■ Given request
Take the records below from their first line to the line with "const sw = 2.4;", and restate those lines word for word.

Extracted records
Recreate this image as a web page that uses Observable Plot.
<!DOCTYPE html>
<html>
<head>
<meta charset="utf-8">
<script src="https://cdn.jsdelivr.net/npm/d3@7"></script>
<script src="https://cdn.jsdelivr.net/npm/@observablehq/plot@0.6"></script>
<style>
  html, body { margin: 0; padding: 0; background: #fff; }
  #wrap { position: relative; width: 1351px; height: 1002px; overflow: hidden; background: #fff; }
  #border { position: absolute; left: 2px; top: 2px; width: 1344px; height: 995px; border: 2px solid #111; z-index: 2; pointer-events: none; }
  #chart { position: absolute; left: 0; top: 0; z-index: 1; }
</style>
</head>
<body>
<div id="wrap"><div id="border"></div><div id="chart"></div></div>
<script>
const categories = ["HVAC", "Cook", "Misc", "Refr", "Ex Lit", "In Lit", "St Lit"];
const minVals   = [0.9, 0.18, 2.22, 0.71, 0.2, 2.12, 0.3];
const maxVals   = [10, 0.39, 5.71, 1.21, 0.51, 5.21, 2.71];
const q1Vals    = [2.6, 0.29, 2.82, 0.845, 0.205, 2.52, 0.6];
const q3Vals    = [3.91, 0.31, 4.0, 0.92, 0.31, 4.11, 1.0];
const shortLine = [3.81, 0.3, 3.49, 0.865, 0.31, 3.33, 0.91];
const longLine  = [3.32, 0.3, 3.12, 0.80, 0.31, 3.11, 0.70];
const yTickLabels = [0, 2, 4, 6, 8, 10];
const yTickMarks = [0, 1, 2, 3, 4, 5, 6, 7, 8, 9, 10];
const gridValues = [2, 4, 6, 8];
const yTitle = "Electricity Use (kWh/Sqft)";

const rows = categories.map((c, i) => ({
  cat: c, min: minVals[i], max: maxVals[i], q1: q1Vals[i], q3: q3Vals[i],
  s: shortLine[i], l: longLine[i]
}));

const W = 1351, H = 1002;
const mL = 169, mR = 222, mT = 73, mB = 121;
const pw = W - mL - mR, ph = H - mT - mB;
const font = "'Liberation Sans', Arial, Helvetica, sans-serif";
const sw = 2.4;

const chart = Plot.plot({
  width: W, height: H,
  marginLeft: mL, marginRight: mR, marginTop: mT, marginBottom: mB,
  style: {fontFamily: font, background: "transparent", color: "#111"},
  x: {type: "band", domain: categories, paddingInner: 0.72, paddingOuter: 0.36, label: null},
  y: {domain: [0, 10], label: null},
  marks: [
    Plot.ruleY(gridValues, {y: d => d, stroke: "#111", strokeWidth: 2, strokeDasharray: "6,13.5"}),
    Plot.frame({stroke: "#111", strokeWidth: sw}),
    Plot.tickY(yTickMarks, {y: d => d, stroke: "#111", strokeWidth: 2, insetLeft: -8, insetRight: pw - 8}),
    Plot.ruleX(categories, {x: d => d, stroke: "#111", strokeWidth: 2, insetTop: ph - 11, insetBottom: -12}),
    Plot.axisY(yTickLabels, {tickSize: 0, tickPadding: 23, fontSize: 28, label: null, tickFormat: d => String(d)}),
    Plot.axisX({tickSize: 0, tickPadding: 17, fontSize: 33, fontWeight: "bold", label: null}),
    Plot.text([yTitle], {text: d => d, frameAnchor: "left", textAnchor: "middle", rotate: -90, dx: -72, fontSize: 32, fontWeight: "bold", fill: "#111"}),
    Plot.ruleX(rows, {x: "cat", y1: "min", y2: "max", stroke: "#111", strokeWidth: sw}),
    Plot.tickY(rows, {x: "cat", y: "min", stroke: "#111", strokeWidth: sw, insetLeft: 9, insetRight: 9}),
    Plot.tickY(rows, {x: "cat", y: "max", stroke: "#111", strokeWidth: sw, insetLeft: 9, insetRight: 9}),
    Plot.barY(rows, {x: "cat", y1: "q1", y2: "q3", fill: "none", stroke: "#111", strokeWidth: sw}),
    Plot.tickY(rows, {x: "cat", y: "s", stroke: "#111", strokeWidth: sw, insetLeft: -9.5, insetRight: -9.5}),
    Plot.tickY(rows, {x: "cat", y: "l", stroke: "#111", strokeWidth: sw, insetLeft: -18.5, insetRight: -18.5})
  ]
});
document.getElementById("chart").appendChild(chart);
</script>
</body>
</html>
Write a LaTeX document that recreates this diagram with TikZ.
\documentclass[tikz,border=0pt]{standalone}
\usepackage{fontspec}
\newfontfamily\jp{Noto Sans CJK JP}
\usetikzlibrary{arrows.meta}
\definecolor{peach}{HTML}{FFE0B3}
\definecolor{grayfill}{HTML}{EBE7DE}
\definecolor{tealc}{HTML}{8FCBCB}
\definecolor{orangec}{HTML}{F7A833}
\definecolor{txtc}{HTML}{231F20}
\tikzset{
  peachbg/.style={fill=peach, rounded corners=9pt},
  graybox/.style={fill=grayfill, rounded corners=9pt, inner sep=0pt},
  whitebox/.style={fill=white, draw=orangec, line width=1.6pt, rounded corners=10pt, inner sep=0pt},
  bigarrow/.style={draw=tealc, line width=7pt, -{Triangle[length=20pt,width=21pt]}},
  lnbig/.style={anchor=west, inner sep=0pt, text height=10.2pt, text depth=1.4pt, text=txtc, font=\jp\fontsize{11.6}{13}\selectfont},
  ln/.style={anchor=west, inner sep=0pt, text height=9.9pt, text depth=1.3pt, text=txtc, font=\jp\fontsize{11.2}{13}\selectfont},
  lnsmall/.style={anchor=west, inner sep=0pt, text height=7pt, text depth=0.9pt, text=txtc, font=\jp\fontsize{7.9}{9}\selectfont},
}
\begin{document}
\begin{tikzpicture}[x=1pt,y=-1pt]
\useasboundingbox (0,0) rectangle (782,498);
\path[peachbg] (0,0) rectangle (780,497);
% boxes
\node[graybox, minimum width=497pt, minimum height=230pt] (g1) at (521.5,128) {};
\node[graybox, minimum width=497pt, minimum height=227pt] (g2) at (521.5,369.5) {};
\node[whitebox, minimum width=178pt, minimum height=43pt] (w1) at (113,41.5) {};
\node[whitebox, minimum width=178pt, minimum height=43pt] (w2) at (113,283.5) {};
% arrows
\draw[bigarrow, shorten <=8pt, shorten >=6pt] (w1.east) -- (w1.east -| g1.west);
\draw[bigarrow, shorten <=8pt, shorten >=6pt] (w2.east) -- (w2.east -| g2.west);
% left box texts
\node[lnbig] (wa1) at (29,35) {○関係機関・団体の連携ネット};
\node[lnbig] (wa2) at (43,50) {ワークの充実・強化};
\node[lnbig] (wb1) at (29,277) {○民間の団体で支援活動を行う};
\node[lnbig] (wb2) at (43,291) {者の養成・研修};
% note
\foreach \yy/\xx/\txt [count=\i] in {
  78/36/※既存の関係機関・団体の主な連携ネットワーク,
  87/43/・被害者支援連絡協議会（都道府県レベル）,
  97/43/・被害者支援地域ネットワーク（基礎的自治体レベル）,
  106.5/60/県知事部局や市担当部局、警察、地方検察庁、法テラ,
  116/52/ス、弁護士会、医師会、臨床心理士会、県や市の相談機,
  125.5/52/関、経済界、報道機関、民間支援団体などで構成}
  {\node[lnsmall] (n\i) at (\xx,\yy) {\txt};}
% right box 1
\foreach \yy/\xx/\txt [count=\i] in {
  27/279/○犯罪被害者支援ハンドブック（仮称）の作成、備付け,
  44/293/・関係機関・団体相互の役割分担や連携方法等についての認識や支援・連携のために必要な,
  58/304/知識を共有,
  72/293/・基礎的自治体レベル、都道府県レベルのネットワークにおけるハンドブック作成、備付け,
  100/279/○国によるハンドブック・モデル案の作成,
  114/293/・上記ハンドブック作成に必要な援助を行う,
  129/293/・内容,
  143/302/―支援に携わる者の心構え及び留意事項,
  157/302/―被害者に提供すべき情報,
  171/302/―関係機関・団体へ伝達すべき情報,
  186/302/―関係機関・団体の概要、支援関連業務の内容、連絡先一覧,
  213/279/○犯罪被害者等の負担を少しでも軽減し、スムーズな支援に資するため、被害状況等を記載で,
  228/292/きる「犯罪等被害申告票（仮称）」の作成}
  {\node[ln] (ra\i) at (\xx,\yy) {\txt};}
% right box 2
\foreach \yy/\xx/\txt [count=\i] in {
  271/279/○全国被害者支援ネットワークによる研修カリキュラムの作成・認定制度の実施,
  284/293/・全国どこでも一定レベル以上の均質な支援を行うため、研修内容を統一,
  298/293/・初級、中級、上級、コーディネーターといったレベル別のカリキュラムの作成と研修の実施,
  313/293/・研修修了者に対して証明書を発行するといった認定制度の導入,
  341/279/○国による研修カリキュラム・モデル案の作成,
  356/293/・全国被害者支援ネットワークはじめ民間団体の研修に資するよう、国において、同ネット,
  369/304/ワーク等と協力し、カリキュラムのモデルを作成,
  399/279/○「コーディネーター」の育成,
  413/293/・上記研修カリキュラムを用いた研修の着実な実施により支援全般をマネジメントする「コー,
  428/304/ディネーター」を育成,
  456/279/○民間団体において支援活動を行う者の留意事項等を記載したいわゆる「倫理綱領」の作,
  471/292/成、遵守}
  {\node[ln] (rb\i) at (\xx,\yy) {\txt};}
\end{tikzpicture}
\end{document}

■ Answer
Recreate this image as a web page that uses Observable Plot.
<!DOCTYPE html>
<html>
<head>
<meta charset="utf-8">
<script src="https://cdn.jsdelivr.net/npm/d3@7"></script>
<script src="https://cdn.jsdelivr.net/npm/@observablehq/plot@0.6"></script>
<style>
  html, body { margin: 0; padding: 0; background: #fff; }
  #wrap { position: relative; width: 1351px; height: 1002px; overflow: hidden; background: #fff; }
  #border { position: absolute; left: 2px; top: 2px; width: 1344px; height: 995px; border: 2px solid #111; z-index: 2; pointer-events: none; }
  #chart { position: absolute; left: 0; top: 0; z-index: 1; }
</style>
</head>
<body>
<div id="wrap"><div id="border"></div><div id="chart"></div></div>
<script>
const categories = ["HVAC", "Cook", "Misc", "Refr", "Ex Lit", "In Lit", "St Lit"];
const minVals   = [0.9, 0.18, 2.22, 0.71, 0.2, 2.12, 0.3];
const maxVals   = [10, 0.39, 5.71, 1.21, 0.51, 5.21, 2.71];
const q1Vals    = [2.6, 0.29, 2.82, 0.845, 0.205, 2.52, 0.6];
const q3Vals    = [3.91, 0.31, 4.0, 0.92, 0.31, 4.11, 1.0];
const shortLine = [3.81, 0.3, 3.49, 0.865, 0.31, 3.33, 0.91];
const longLine  = [3.32, 0.3, 3.12, 0.80, 0.31, 3.11, 0.70];
const yTickLabels = [0, 2, 4, 6, 8, 10];
const yTickMarks = [0, 1, 2, 3, 4, 5, 6, 7, 8, 9, 10];
const gridValues = [2, 4, 6, 8];
const yTitle = "Electricity Use (kWh/Sqft)";

const rows = categories.map((c, i) => ({
  cat: c, min: minVals[i], max: maxVals[i], q1: q1Vals[i], q3: q3Vals[i],
  s: shortLine[i], l: longLine[i]
}));

const W = 1351, H = 1002;
const mL = 169, mR = 222, mT = 73, mB = 121;
const pw = W - mL - mR, ph = H - mT - mB;
const font = "'Liberation Sans', Arial, Helvetica, sans-serif";
const sw = 2.4;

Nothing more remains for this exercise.